Además, la red Atlas tiene medios aliados, que básicamente propagan sus toneladas de fake news. Esto es posible gracias a la tecnología que le permiten sus enormes recursos: redes sociales, usuarios anónimos, bots (como bien ha probado el activista Julián Macías). También tienen medios dispuestos a defender todas las causas “anticomunistas”, esparciendo bulos: después de las elecciones peruanas, en España “La Gaceta” habló del “gran fraude chavista”, “Mediterráneo digital” de las “elecciones manchadas de comunismo en Perú” y EsRadio de “fraude en Perú por los comunistas”. La red da espacio y presta plataforma a todo aquel que parezca tener fuerza suficiente para enfrentar a las izquierdas. Uno de sus aliados más insignes es, por supuesto, Mario Vargas Llosa y su Fundación para la libertad. La rapidez con la que Keiko Fujimori fue reclutada para integrar sus foros —la “reconciliación”— responde a esa lógica macartista de acción rápida.

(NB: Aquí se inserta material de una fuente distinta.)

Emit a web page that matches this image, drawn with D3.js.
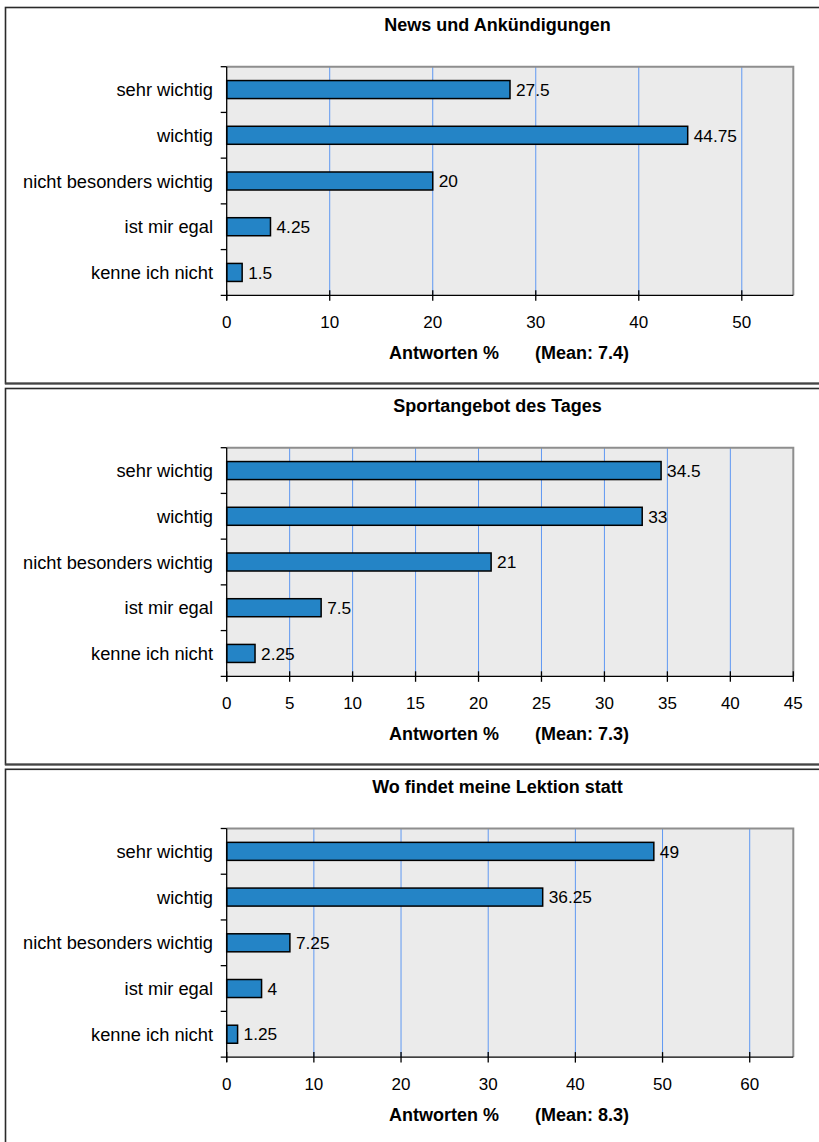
<!DOCTYPE html>
<html>
<head>
<meta charset="utf-8">
<script src="https://cdn.jsdelivr.net/npm/d3@7"></script>
<style>
  html, body { margin: 0; padding: 0; background: #fff; }
  svg { display: block; }
  text { font-family: "Liberation Sans", Arial, Helvetica, sans-serif; fill: #000; }
</style>
</head>
<body>
<svg id="chart" width="819" height="1142"></svg>
<script>
const categories = ["sehr wichtig", "wichtig", "nicht besonders wichtig", "ist mir egal", "kenne ich nicht"];
const titles = ["News und Ankündigungen", "Sportangebot des Tages", "Wo findet meine Lektion statt"];
const newsValues = [27.5, 44.75, 20, 4.25, 1.5];
const sportValues = [34.5, 33, 21, 7.5, 2.25];
const lektionValues = [49, 36.25, 7.25, 4, 1.25];
const axisMax = [55, 45, 65];
const tickSteps = [10, 5, 10];
const means = ["7.4", "7.3", "8.3"];
const axisTitle = "Antworten %";

const seriesList = [newsValues, sportValues, lektionValues];
const svg = d3.select("#chart");

const panelTops = [7.5, 388.5, 769.3];
const plotLeft = 226.7, plotRight = 793.3;

seriesList.forEach((values, i) => {
  const top = panelTops[i];
  const g = svg.append("g");

  // panel frame
  g.append("rect")
    .attr("x", 5.5).attr("y", top)
    .attr("width", 840).attr("height", i === 2 ? 500 : 376)
    .attr("fill", "#fff")
    .attr("stroke", "#2a2a2a").attr("stroke-width", 1.6);
  if (i < 2) {
    g.append("line")
      .attr("x1", 5).attr("x2", 840)
      .attr("y1", top + 376).attr("y2", top + 376)
      .attr("stroke", "#444").attr("stroke-width", 2.2);
  }

  const y0 = top + 59.2, y1 = top + 287.8;

  const x = d3.scaleLinear().domain([0, axisMax[i]]).range([plotLeft, plotRight]);
  const y = d3.scaleBand().domain(categories).range([y0, y1])
    .paddingInner(0.606).paddingOuter(0.303);
  const yEdge = d3.scaleBand().domain(categories).range([y0, y1]).padding(0);

  const ticks = d3.range(0, axisMax[i] + 0.001, tickSteps[i]);

  // plot background
  g.append("rect")
    .attr("x", plotLeft).attr("y", y0)
    .attr("width", plotRight - plotLeft).attr("height", y1 - y0)
    .attr("fill", "#ebebeb");

  // gridlines
  g.selectAll(".grid").data(ticks.filter(t => t > 0 && t < axisMax[i]))
    .enter().append("line")
    .attr("x1", d => x(d)).attr("x2", d => x(d))
    .attr("y1", y0).attr("y2", y1)
    .attr("stroke", "#5f98f2").attr("stroke-width", 1);

  // top & right border of plot
  g.append("path")
    .attr("d", `M${plotLeft},${y0}H${plotRight}V${y1}`)
    .attr("fill", "none").attr("stroke", "#8e8e8e").attr("stroke-width", 2);

  // bars
  g.selectAll(".bar").data(values).enter().append("rect")
    .attr("x", x(0))
    .attr("y", (d, k) => y(categories[k]))
    .attr("width", d => x(d) - x(0))
    .attr("height", y.bandwidth())
    .attr("fill", "#2484c6")
    .attr("stroke", "#000").attr("stroke-width", 1.5);

  // value labels
  g.selectAll(".val").data(values).enter().append("text")
    .attr("x", d => x(d) + 6)
    .attr("y", (d, k) => y(categories[k]) + y.bandwidth() / 2)
    .attr("dy", "0.36em")
    .attr("font-size", 17.3)
    .text(d => d);

  // left axis
  g.append("line")
    .attr("x1", plotLeft).attr("x2", plotLeft)
    .attr("y1", y0).attr("y2", y1 + 5)
    .attr("stroke", "#000").attr("stroke-width", 1.3);
  const edges = categories.map(c => yEdge(c));
  g.selectAll(".ltick").data(edges).enter().append("line")
    .attr("x1", plotLeft - 6).attr("x2", plotLeft)
    .attr("y1", d => d).attr("y2", d => d)
    .attr("stroke", "#000").attr("stroke-width", 1.3);

  // category labels
  g.selectAll(".cat").data(categories).enter().append("text")
    .attr("x", 213)
    .attr("y", d => y(d) + y.bandwidth() / 2)
    .attr("dy", "0.36em")
    .attr("text-anchor", "end")
    .attr("font-size", 18.3)
    .text(d => d);

  // bottom axis
  g.append("line")
    .attr("x1", plotLeft - 6).attr("x2", plotRight)
    .attr("y1", y1).attr("y2", y1)
    .attr("stroke", "#000").attr("stroke-width", 1.3);
  g.selectAll(".btick").data(ticks).enter().append("line")
    .attr("x1", d => x(d)).attr("x2", d => x(d))
    .attr("y1", y1 - 5).attr("y2", y1 + 5.5)
    .attr("stroke", "#000").attr("stroke-width", 1.3);
  g.selectAll(".blabel").data(ticks).enter().append("text")
    .attr("x", d => x(d))
    .attr("y", y1 + 27)
    .attr("dy", "0.36em")
    .attr("text-anchor", "middle")
    .attr("font-size", 17)
    .text(d => d3.format("d")(d));

  // axis title
  g.append("text")
    .attr("x", 389).attr("y", top + 345.5).attr("dy", "0.36em")
    .attr("font-size", 18).attr("font-weight", "bold")
    .text(axisTitle);
  g.append("text")
    .attr("x", 535).attr("y", top + 345.5).attr("dy", "0.36em")
    .attr("font-size", 18).attr("font-weight", "bold")
    .text(`(Mean: ${means[i]})`);

  // title
  g.append("text")
    .attr("x", 497.5).attr("y", top + 17.5).attr("dy", "0.36em")
    .attr("text-anchor", "middle")
    .attr("font-size", 18).attr("font-weight", "bold")
    .text(titles[i]);
});
</script>
</body>
</html>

Las banderas imperiales, la parafernalia fascista, provienen de esas influencias, de esa cruzada global que presta ayuda para aplastar al “comunismo”. Y por supuesto, uno deja de reírse, a pesar de lo patético de los disfraces. Porque el sancochado viene de afuera, pero rima con viejos odios locales. La semana pasada, un nuevo grupo apareció ondeando banderas con la cruz de Borgoña y cantando: “Ya llegamos terruquitos / a barrerlos, a joderlos / terruquitos no se escondan/ quiero verlos en la fosa / de sus tripas saco sebo/ y se lo doy a mi perro”. Terruquitos, por supuesto, son los seguidores del presidente electo Pedro Castillo. Así escala esta historia triste: el discurso ultraderechista, lleno de mentiras, encuentra caldo de cultivo en las violencias de siempre: el racismo aniquilador. No es un aprendizaje ideológico, es terapia de liberación para quienes siempre quisieron abusar y aplastar desde el privilegio y el poder. La influencia despierta fantasmas que estaban dormidos. Entonces uno siente algo parecido al miedo. Porque en el Perú esto no es poca cosa. Aquí tuvimos un conflicto armado en el que el nivel de brutalidad, de sangre, no se explica por razones meramente militares o de estrategia. Un montón de peruanos mataron con gusto y persistencia. Matamos por matar. Contribuir a la ficción de que esos mismos “dos bandos” son los que se enfrentaron en estas elecciones es peligroso y francamente miserable.